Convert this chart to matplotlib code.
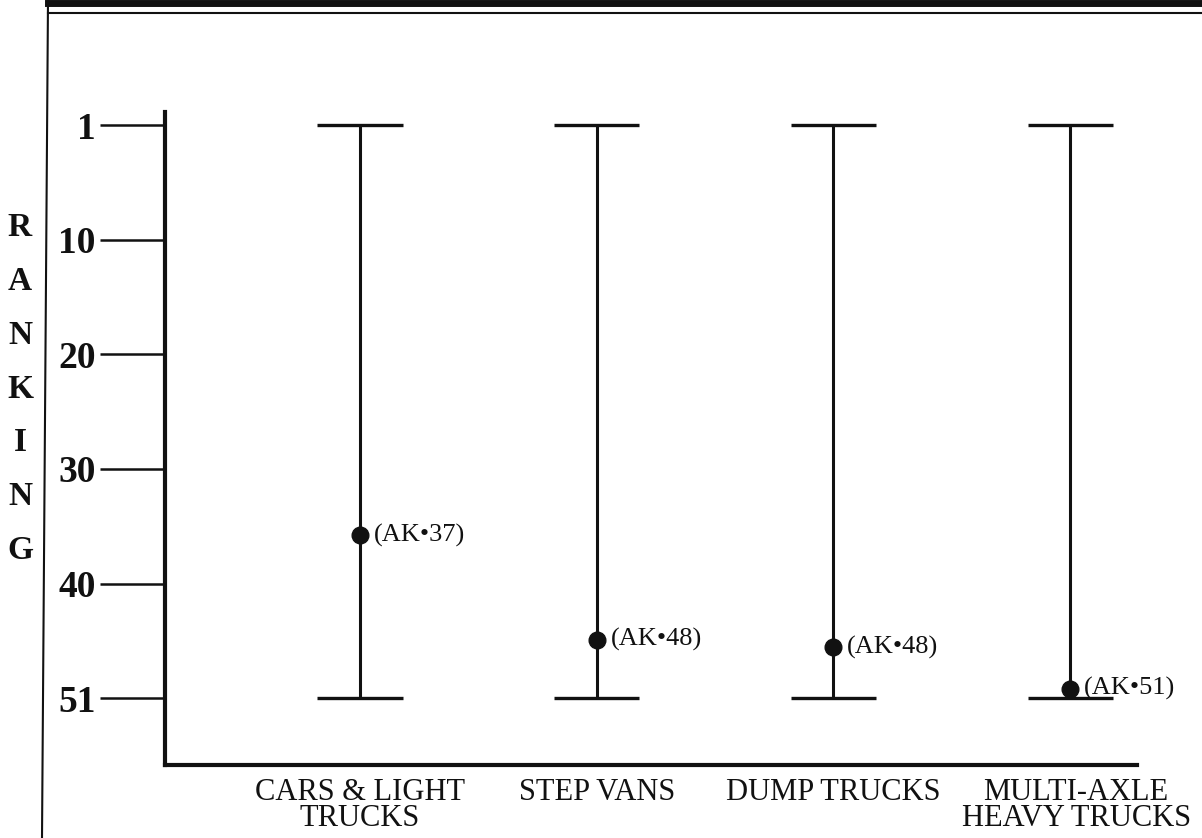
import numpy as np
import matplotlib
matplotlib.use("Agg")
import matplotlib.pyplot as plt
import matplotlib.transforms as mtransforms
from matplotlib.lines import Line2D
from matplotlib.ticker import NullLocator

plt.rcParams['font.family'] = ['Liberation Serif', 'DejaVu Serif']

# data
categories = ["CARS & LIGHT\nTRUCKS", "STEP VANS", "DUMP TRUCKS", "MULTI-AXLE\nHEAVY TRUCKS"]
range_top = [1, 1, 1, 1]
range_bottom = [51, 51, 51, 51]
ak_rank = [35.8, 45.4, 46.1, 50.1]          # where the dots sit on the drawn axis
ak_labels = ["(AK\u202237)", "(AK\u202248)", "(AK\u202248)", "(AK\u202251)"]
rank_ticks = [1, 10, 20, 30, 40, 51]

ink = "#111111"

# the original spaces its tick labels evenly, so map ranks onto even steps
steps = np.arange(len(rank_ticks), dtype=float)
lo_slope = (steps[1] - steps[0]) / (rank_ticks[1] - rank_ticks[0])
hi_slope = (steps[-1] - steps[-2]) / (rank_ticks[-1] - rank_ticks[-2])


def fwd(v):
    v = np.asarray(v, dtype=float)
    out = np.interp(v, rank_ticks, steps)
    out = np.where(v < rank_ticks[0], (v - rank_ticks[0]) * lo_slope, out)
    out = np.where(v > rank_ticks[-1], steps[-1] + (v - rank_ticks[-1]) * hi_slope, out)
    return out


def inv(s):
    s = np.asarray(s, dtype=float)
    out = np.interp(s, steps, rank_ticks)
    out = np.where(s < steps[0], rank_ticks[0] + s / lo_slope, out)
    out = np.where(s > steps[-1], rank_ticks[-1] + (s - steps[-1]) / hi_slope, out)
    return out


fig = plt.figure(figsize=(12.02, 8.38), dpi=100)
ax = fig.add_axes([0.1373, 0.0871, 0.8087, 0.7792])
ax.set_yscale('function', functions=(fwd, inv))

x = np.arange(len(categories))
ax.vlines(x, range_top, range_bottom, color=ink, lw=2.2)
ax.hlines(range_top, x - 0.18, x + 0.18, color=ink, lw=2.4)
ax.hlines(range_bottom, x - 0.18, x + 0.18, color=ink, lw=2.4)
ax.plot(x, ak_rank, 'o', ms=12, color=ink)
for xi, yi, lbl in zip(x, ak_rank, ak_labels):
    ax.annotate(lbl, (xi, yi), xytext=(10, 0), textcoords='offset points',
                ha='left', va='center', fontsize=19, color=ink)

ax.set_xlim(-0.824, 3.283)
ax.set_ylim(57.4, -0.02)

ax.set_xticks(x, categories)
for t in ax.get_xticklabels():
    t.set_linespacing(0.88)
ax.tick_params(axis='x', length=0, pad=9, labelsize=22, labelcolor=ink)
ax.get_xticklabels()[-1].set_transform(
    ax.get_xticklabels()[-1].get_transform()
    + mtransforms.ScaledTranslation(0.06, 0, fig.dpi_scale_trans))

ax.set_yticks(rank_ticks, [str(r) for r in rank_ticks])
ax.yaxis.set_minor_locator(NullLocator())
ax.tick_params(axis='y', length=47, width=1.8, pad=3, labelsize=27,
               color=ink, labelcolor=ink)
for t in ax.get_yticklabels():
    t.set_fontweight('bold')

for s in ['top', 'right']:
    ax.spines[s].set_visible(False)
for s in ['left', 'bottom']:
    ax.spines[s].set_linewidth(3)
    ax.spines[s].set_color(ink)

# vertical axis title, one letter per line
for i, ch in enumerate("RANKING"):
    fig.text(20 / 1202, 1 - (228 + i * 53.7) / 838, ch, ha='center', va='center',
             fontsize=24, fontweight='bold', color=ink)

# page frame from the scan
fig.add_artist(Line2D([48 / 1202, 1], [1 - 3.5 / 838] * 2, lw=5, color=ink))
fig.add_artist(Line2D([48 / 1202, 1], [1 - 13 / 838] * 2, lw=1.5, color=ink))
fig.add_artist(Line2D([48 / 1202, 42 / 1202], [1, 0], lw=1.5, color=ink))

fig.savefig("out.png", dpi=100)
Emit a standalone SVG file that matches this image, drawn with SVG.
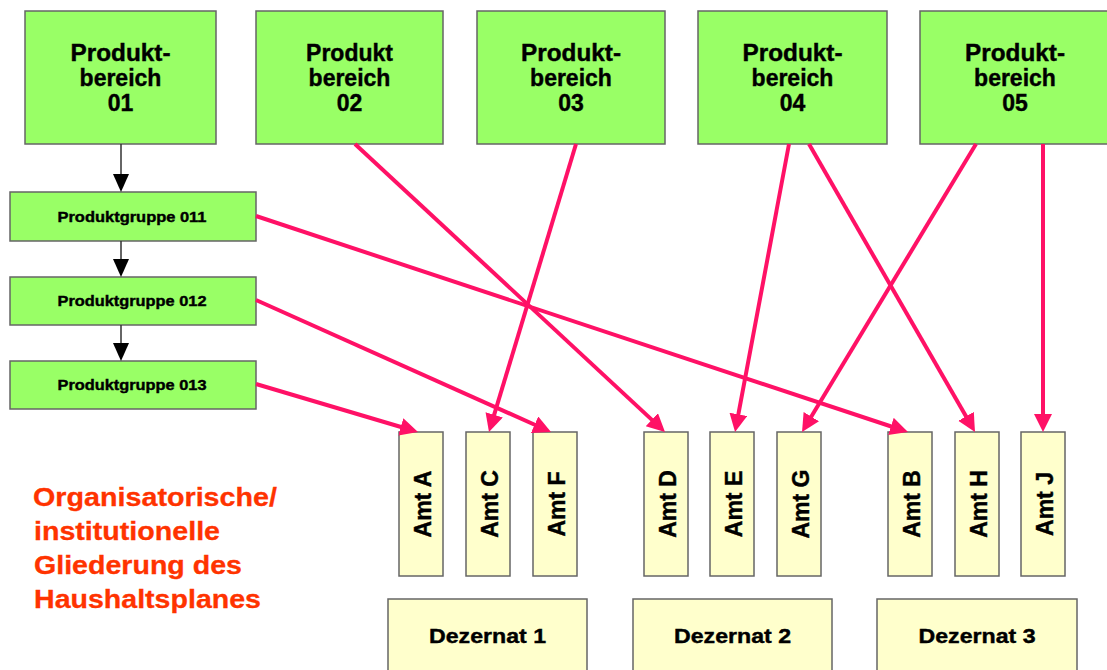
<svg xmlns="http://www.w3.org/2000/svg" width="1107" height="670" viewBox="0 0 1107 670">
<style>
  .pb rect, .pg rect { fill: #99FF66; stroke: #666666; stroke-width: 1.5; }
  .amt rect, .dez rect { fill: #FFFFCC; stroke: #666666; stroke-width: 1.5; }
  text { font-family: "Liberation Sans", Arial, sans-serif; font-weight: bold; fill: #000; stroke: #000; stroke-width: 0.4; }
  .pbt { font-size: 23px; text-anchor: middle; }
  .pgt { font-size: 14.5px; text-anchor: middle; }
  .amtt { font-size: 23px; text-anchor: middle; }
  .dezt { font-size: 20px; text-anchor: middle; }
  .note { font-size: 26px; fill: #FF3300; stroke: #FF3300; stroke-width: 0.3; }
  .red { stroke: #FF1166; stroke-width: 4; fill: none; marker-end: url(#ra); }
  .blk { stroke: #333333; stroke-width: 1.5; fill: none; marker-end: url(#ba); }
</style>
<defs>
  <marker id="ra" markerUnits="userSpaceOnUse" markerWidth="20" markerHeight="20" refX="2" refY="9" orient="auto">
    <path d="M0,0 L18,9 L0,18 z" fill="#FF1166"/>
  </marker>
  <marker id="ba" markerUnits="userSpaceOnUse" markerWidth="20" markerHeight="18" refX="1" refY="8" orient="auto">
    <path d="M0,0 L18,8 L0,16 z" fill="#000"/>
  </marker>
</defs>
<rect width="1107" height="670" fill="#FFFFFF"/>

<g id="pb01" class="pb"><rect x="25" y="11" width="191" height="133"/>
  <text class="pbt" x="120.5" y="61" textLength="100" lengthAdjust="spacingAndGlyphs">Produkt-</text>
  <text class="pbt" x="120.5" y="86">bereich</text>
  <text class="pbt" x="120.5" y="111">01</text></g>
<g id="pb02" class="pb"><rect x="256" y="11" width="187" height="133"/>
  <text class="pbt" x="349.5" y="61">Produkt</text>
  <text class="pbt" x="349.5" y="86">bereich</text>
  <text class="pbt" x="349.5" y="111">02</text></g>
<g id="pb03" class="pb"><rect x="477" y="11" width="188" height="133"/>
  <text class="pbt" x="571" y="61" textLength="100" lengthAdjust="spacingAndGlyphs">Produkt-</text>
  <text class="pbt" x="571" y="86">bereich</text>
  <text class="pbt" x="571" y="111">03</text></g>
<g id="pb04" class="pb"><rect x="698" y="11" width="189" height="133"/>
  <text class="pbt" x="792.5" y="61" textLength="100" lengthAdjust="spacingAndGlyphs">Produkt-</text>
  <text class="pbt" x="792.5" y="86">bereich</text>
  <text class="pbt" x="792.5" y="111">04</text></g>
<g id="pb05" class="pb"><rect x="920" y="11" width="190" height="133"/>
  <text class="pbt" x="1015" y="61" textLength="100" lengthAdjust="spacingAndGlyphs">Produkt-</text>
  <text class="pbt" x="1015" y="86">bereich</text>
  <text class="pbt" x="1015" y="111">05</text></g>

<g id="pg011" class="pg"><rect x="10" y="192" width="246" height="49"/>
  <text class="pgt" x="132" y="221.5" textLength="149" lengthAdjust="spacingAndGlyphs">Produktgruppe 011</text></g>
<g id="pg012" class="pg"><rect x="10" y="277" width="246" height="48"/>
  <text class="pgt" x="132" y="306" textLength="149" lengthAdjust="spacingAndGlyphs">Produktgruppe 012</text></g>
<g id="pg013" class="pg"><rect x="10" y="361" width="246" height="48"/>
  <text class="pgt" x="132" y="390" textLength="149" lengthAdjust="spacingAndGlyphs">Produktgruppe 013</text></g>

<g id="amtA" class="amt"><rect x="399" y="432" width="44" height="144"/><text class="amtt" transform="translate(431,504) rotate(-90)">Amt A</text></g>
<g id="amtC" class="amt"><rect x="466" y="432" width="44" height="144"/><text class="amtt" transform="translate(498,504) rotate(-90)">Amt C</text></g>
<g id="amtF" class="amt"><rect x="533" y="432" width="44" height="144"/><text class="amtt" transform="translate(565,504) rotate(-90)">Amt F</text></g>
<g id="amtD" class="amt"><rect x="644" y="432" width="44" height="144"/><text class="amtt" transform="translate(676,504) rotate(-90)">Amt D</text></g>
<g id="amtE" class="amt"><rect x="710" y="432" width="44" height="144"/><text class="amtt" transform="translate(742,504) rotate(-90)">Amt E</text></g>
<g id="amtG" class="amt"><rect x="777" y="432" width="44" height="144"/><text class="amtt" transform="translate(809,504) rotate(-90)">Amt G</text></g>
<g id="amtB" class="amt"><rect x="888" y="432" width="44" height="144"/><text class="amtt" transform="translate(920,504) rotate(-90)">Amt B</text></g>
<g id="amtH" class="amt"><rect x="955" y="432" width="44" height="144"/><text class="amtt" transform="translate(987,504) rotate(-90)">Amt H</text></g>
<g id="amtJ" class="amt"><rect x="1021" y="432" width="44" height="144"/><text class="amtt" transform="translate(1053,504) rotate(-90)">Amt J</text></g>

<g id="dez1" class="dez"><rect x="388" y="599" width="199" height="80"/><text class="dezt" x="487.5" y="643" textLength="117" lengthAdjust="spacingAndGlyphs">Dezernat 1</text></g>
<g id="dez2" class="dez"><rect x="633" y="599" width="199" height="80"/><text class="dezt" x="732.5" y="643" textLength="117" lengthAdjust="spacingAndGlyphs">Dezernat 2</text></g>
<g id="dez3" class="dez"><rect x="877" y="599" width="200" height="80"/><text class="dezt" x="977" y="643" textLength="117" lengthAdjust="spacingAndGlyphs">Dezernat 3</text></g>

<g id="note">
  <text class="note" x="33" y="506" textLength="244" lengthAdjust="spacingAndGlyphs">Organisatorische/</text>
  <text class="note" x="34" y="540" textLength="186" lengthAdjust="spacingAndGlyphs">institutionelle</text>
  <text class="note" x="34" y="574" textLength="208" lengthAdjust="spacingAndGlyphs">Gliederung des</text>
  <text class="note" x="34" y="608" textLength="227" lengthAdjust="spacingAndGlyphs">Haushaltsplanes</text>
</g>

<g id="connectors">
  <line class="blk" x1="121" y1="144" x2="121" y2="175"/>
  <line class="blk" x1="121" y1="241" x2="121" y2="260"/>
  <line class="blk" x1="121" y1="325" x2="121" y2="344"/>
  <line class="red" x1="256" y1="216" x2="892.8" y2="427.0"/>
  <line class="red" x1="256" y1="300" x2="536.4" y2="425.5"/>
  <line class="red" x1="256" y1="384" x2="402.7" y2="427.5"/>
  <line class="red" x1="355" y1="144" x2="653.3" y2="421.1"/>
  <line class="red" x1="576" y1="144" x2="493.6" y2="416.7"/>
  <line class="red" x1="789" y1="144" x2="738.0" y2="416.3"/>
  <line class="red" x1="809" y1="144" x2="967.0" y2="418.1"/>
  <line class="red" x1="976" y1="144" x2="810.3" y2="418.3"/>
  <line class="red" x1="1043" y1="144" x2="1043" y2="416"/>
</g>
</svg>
============
_Given exercise_:
Repeat only what runs from the first line of the records above to the line with "plt.rcParams['font.family'] = ['Liberation", both included, word for word, minus the pictures.

_Full solution_:
Convert this chart to matplotlib code.
import numpy as np
import matplotlib
matplotlib.use("Agg")
import matplotlib.pyplot as plt
import matplotlib.transforms as mtransforms
from matplotlib.lines import Line2D
from matplotlib.ticker import NullLocator

plt.rcParams['font.family'] = ['Liberation Serif', 'DejaVu Serif']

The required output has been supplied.